Write out the listing below exactly, and omit any images you find in it.
### INFORMATION PROVIDED ###
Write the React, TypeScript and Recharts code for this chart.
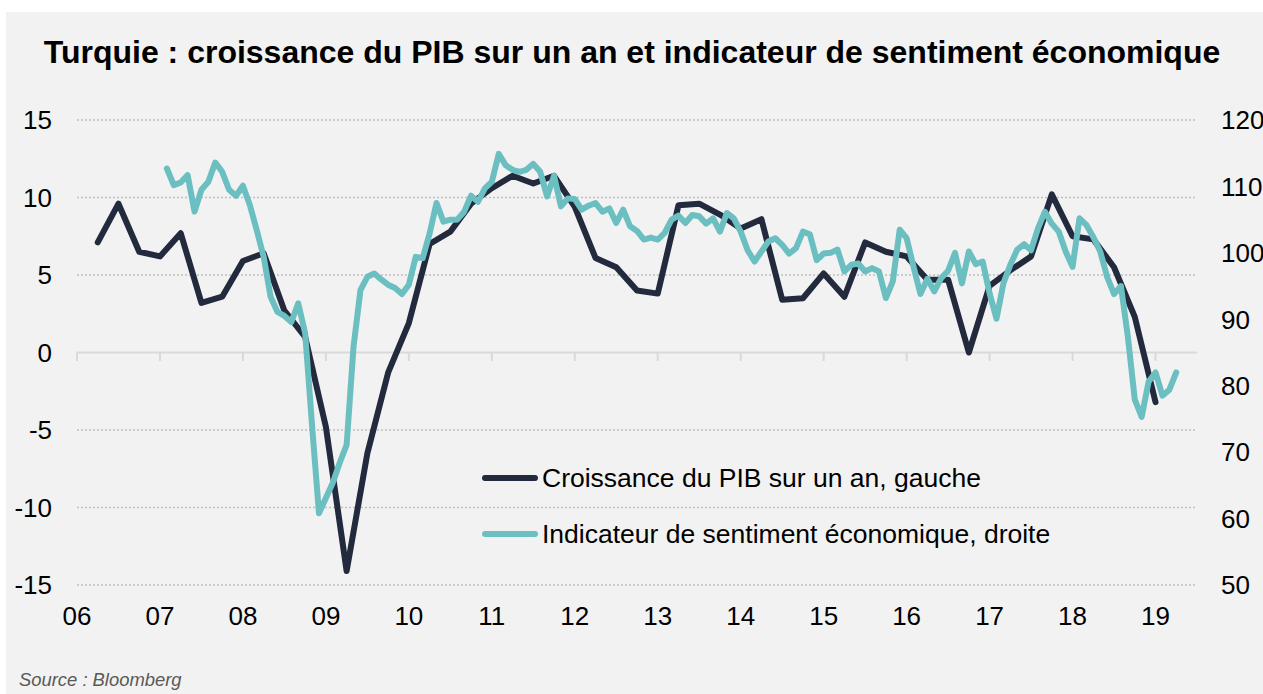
import React from 'react'
import { LineChart, Line, XAxis, YAxis, ReferenceLine, Legend } from 'recharts'

// Croissance du PIB sur un an (%), trimestriel, à partir de 2006 T1 (placé à 2006.25)
const gdpStart = 2006.25
const gdpValues = [
  7.1, 9.6, 6.5, 6.2,
  7.7, 3.2, 3.6, 5.9,
  6.4, 2.7, 1.0, -4.8,
  -14.1, -6.5, -1.3, 1.9,
  7.0, 7.8, 9.6, 10.6,
  11.4, 10.9, 11.4, 9.4,
  6.1, 5.5, 4.0, 3.8,
  9.5, 9.6, 8.9, 8.0,
  8.6, 3.4, 3.5, 5.1,
  3.6, 7.1, 6.5, 6.2,
  4.7, 4.7, 0.0, 4.3,
  5.3, 6.2, 10.2, 7.5,
  7.3, 5.5, 2.3, -3.2,
]

// Indicateur de sentiment économique, mensuel, à partir de février 2007
const esiStart = 2007 + 1 / 12
const esiValues = [
  // 2007 (fév-déc)
  112.7, 110.2, 110.6, 111.7, 106.2, 109.5, 110.7, 113.6, 112.2, 109.5, 108.6,
  // 2008
  110.1, 107.2, 103.4, 99.4, 93.4, 91.1, 90.5, 89.6, 92.4, 87.9, 74.0, 60.8,
  // 2009
  63.1, 65.4, 68.4, 71.1, 85.9, 94.4, 96.4, 96.9, 96.0, 95.2, 94.7, 93.8,
  // 2010
  95.2, 99.4, 99.2, 102.9, 107.5, 104.7, 105.0, 105.0, 106.2, 108.6, 107.7, 109.7,
  // 2011
  110.7, 114.9, 113.2, 112.5, 112.2, 112.5, 113.4, 112.2, 108.5, 111.6, 107.0, 108.2,
  // 2012
  108.1, 106.5, 107.1, 107.5, 106.2, 106.7, 104.5, 106.5, 104.0, 103.3, 102.0, 102.3,
  // 2013
  102.0, 103.0, 105.0, 105.6, 104.5, 105.7, 105.5, 104.4, 105.2, 103.2, 106.0, 105.2,
  // 2014
  103.2, 100.4, 98.7, 100.2, 101.7, 102.2, 101.2, 99.9, 100.7, 103.2, 102.8, 98.9,
  // 2015
  99.9, 100.0, 100.5, 97.2, 98.2, 98.4, 97.2, 97.7, 97.2, 93.2, 95.7, 103.5,
  // 2016
  102.2, 97.9, 93.8, 96.1, 94.2, 96.2, 97.3, 100.0, 95.4, 100.2, 98.3, 98.7,
  // 2017
  93.9, 90.1, 95.4, 98.2, 100.5, 101.3, 100.4, 103.7, 106.2, 104.4, 103.2, 100.2,
  // 2018
  97.9, 105.2, 104.2, 102.4, 100.2, 96.4, 93.8, 95.0, 87.4, 77.9, 75.3, 80.6,
  // 2019 (jan-avr)
  82.0, 78.5, 79.4, 82.0,
]

const yearTicks = [2006, 2007, 2008, 2009, 2010, 2011, 2012, 2013, 2014, 2015, 2016, 2017, 2018, 2019]
const leftTicks = [-15, -10, -5, 0, 5, 10, 15]
const rightTicks = [50, 60, 70, 80, 90, 100, 110, 120]

const gdpData = gdpValues.map((v, i) => ({ t: gdpStart + i * 0.25, v }))
const esiData = esiValues.map((v, i) => ({ t: esiStart + i / 12, v }))

const DARK = '#232a3e'
const TEAL = '#6cbfc1'
const FONT = '"Liberation Sans", Arial, sans-serif'

const tickStyle = { fontSize: 26, fill: '#000', fontFamily: FONT }

const LegendContent = ({ payload }: any) => (
  <div style={{ fontFamily: FONT, fontSize: 26.5, color: '#000' }}>
    {(payload || []).map((entry: any, index: number) => (
      <div key={index} style={{ display: 'flex', alignItems: 'center', height: 56, lineHeight: '56px' }}>
        <div style={{ width: 56, height: 5.5, borderRadius: 3, backgroundColor: entry.color, marginRight: 4 }} />
        <span style={{ whiteSpace: 'nowrap' }}>{entry.value}</span>
      </div>
    ))}
  </div>
)

export default function App() {
  return (
    <div style={{ position: 'absolute', left: 0, top: 0, width: 1263, height: 694, background: '#fff', overflow: 'hidden' }}>
      <div style={{ position: 'absolute', left: 6, top: 12, width: 1257, height: 682, background: '#f2f2f2' }} />
      <div
        style={{
          position: 'absolute',
          left: 0,
          width: 1264,
          top: 36,
          textAlign: 'center',
          fontFamily: FONT,
          fontWeight: 'bold',
          fontSize: 32,
          lineHeight: '32px',
          color: '#000',
          whiteSpace: 'nowrap',
        }}
      >
        Turquie : croissance du PIB sur un an et indicateur de sentiment économique
      </div>
      <div
        style={{
          position: 'absolute',
          left: 19,
          top: 670,
          fontFamily: FONT,
          fontStyle: 'italic',
          fontSize: 18.4,
          lineHeight: '20px',
          color: '#595959',
        }}
      >
        Source : Bloomberg
      </div>
      <div style={{ position: 'absolute', left: 0, top: 0 }}>
        <LineChart width={1263} height={694} margin={{ top: 120, right: 6, bottom: 79, left: 17 }}>
          <XAxis
            dataKey="t"
            type="number"
            domain={[2006, 2019.5]}
            ticks={yearTicks}
            allowDataOverflow
            axisLine={false}
            tickLine={false}
            tickSize={0}
            tickMargin={22}
            height={30}
            interval={0}
            tick={tickStyle}
            tickFormatter={(yr: number) => String(yr % 100).padStart(2, '0')}
          />
          <YAxis
            yAxisId="left"
            orientation="left"
            domain={[-15, 15]}
            ticks={leftTicks}
            axisLine={false}
            tickLine={false}
            tickSize={0}
            tickMargin={25}
            width={60}
            interval={0}
            tick={tickStyle}
          />
          <YAxis
            yAxisId="right"
            orientation="right"
            domain={[50, 120]}
            ticks={rightTicks}
            axisLine={false}
            tickLine={false}
            tickSize={0}
            tickMargin={24}
            width={60}
            interval={0}
            tick={{ ...tickStyle, textAnchor: 'start' }}
          />

          {leftTicks.filter(v => v !== 0).map(v => (
            <ReferenceLine
              key={'g' + v}
              yAxisId="left"
              y={v}
              stroke="#bfbfbf"
              strokeWidth={1.5}
              strokeDasharray="2 2"
            />
          ))}
          <ReferenceLine yAxisId="left" y={0} stroke="#d9d9d9" strokeWidth={2} />
          {yearTicks.map(yr => (
            <ReferenceLine
              key={'t' + yr}
              yAxisId="left"
              segment={[{ x: yr, y: 0 }, { x: yr, y: -0.55 }]}
              stroke="#d9d9d9"
              strokeWidth={2}
            />
          ))}

          <Legend
            layout="vertical"
            verticalAlign="middle"
            align="center"
            content={<LegendContent />}
            wrapperStyle={{ left: 482, top: 450, width: 600 }}
          />

          <Line
            yAxisId="left"
            data={gdpData}
            dataKey="v"
            name="Croissance du PIB sur un an, gauche"
            stroke={DARK}
            strokeWidth={6}
            strokeLinejoin="round"
            strokeLinecap="round"
            dot={false}
            activeDot={false}
            isAnimationActive={false}
          />
          <Line
            yAxisId="right"
            data={esiData}
            dataKey="v"
            name="Indicateur de sentiment économique, droite"
            stroke={TEAL}
            strokeWidth={6}
            strokeLinejoin="round"
            strokeLinecap="round"
            dot={false}
            activeDot={false}
            isAnimationActive={false}
          />
        </LineChart>
      </div>
    </div>
  )
}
###
RESPONSE FOR THIS EXERCISE:
Write the React, TypeScript and Recharts code for this chart.
import React from 'react'
import { LineChart, Line, XAxis, YAxis, ReferenceLine, Legend } from 'recharts'

// Croissance du PIB sur un an (%), trimestriel, à partir de 2006 T1 (placé à 2006.25)
const gdpStart = 2006.25
const gdpValues = [
  7.1, 9.6, 6.5, 6.2,
  7.7, 3.2, 3.6, 5.9,
  6.4, 2.7, 1.0, -4.8,
  -14.1, -6.5, -1.3, 1.9,
  7.0, 7.8, 9.6, 10.6,
  11.4, 10.9, 11.4, 9.4,
  6.1, 5.5, 4.0, 3.8,
  9.5, 9.6, 8.9, 8.0,
  8.6, 3.4, 3.5, 5.1,
  3.6, 7.1, 6.5, 6.2,
  4.7, 4.7, 0.0, 4.3,
  5.3, 6.2, 10.2, 7.5,
  7.3, 5.5, 2.3, -3.2,
]

// Indicateur de sentiment économique, mensuel, à partir de février 2007
const esiStart = 2007 + 1 / 12
const esiValues = [
  // 2007 (fév-déc)
  112.7, 110.2, 110.6, 111.7, 106.2, 109.5, 110.7, 113.6, 112.2, 109.5, 108.6,
  // 2008
  110.1, 107.2, 103.4, 99.4, 93.4, 91.1, 90.5, 89.6, 92.4, 87.9, 74.0, 60.8,
  // 2009
  63.1, 65.4, 68.4, 71.1, 85.9, 94.4, 96.4, 96.9, 96.0, 95.2, 94.7, 93.8,
  // 2010
  95.2, 99.4, 99.2, 102.9, 107.5, 104.7, 105.0, 105.0, 106.2, 108.6, 107.7, 109.7,
  // 2011
  110.7, 114.9, 113.2, 112.5, 112.2, 112.5, 113.4, 112.2, 108.5, 111.6, 107.0, 108.2,
  // 2012
  108.1, 106.5, 107.1, 107.5, 106.2, 106.7, 104.5, 106.5, 104.0, 103.3, 102.0, 102.3,
  // 2013
  102.0, 103.0, 105.0, 105.6, 104.5, 105.7, 105.5, 104.4, 105.2, 103.2, 106.0, 105.2,
  // 2014
  103.2, 100.4, 98.7, 100.2, 101.7, 102.2, 101.2, 99.9, 100.7, 103.2, 102.8, 98.9,
  // 2015
  99.9, 100.0, 100.5, 97.2, 98.2, 98.4, 97.2, 97.7, 97.2, 93.2, 95.7, 103.5,
  // 2016
  102.2, 97.9, 93.8, 96.1, 94.2, 96.2, 97.3, 100.0, 95.4, 100.2, 98.3, 98.7,
  // 2017
  93.9, 90.1, 95.4, 98.2, 100.5, 101.3, 100.4, 103.7, 106.2, 104.4, 103.2, 100.2,
  // 2018
  97.9, 105.2, 104.2, 102.4, 100.2, 96.4, 93.8, 95.0, 87.4, 77.9, 75.3, 80.6,
  // 2019 (jan-avr)
  82.0, 78.5, 79.4, 82.0,
]

const yearTicks = [2006, 2007, 2008, 2009, 2010, 2011, 2012, 2013, 2014, 2015, 2016, 2017, 2018, 2019]
const leftTicks = [-15, -10, -5, 0, 5, 10, 15]
const rightTicks = [50, 60, 70, 80, 90, 100, 110, 120]

const gdpData = gdpValues.map((v, i) => ({ t: gdpStart + i * 0.25, v }))
const esiData = esiValues.map((v, i) => ({ t: esiStart + i / 12, v }))

const DARK = '#232a3e'
const TEAL = '#6cbfc1'
const FONT = '"Liberation Sans", Arial, sans-serif'

const tickStyle = { fontSize: 26, fill: '#000', fontFamily: FONT }

const LegendContent = ({ payload }: any) => (
  <div style={{ fontFamily: FONT, fontSize: 26.5, color: '#000' }}>
    {(payload || []).map((entry: any, index: number) => (
      <div key={index} style={{ display: 'flex', alignItems: 'center', height: 56, lineHeight: '56px' }}>
        <div style={{ width: 56, height: 5.5, borderRadius: 3, backgroundColor: entry.color, marginRight: 4 }} />
        <span style={{ whiteSpace: 'nowrap' }}>{entry.value}</span>
      </div>
    ))}
  </div>
)

export default function App() {
  return (
    <div style={{ position: 'absolute', left: 0, top: 0, width: 1263, height: 694, background: '#fff', overflow: 'hidden' }}>
      <div style={{ position: 'absolute', left: 6, top: 12, width: 1257, height: 682, background: '#f2f2f2' }} />
      <div
        style={{
          position: 'absolute',
          left: 0,
          width: 1264,
          top: 36,
          textAlign: 'center',
          fontFamily: FONT,
          fontWeight: 'bold',
          fontSize: 32,
          lineHeight: '32px',
          color: '#000',
          whiteSpace: 'nowrap',
        }}
      >
        Turquie : croissance du PIB sur un an et indicateur de sentiment économique
      </div>
      <div
        style={{
          position: 'absolute',
          left: 19,
          top: 670,
          fontFamily: FONT,
          fontStyle: 'italic',
          fontSize: 18.4,
          lineHeight: '20px',
          color: '#595959',
        }}
      >
        Source : Bloomberg
      </div>
      <div style={{ position: 'absolute', left: 0, top: 0 }}>
        <LineChart width={1263} height={694} margin={{ top: 120, right: 6, bottom: 79, left: 17 }}>
          <XAxis
            dataKey="t"
            type="number"
            domain={[2006, 2019.5]}
            ticks={yearTicks}
            allowDataOverflow
            axisLine={false}
            tickLine={false}
            tickSize={0}
            tickMargin={22}
            height={30}
            interval={0}
            tick={tickStyle}
            tickFormatter={(yr: number) => String(yr % 100).padStart(2, '0')}
          />
          <YAxis
            yAxisId="left"
            orientation="left"
            domain={[-15, 15]}
            ticks={leftTicks}
            axisLine={false}
            tickLine={false}
            tickSize={0}
            tickMargin={25}
            width={60}
            interval={0}
            tick={tickStyle}
          />
          <YAxis
            yAxisId="right"
            orientation="right"
            domain={[50, 120]}
            ticks={rightTicks}
            axisLine={false}
            tickLine={false}
            tickSize={0}
            tickMargin={24}
            width={60}
            interval={0}
            tick={{ ...tickStyle, textAnchor: 'start' }}
          />

          {leftTicks.filter(v => v !== 0).map(v => (
            <ReferenceLine
              key={'g' + v}
              yAxisId="left"
              y={v}
              stroke="#bfbfbf"
              strokeWidth={1.5}
              strokeDasharray="2 2"
            />
          ))}
          <ReferenceLine yAxisId="left" y={0} stroke="#d9d9d9" strokeWidth={2} />
          {yearTicks.map(yr => (
            <ReferenceLine
              key={'t' + yr}
              yAxisId="left"
              segment={[{ x: yr, y: 0 }, { x: yr, y: -0.55 }]}
              stroke="#d9d9d9"
              strokeWidth={2}
            />
          ))}

          <Legend
            layout="vertical"
            verticalAlign="middle"
            align="center"
            content={<LegendContent />}
            wrapperStyle={{ left: 482, top: 450, width: 600 }}
          />

          <Line
            yAxisId="left"
            data={gdpData}
            dataKey="v"
            name="Croissance du PIB sur un an, gauche"
            stroke={DARK}
            strokeWidth={6}
            strokeLinejoin="round"
            strokeLinecap="round"
            dot={false}
            activeDot={false}
            isAnimationActive={false}
          />
          <Line
            yAxisId="right"
            data={esiData}
            dataKey="v"
            name="Indicateur de sentiment économique, droite"
            stroke={TEAL}
            strokeWidth={6}
            strokeLinejoin="round"
            strokeLinecap="round"
            dot={false}
            activeDot={false}
            isAnimationActive={false}
          />
        </LineChart>
      </div>
    </div>
  )
}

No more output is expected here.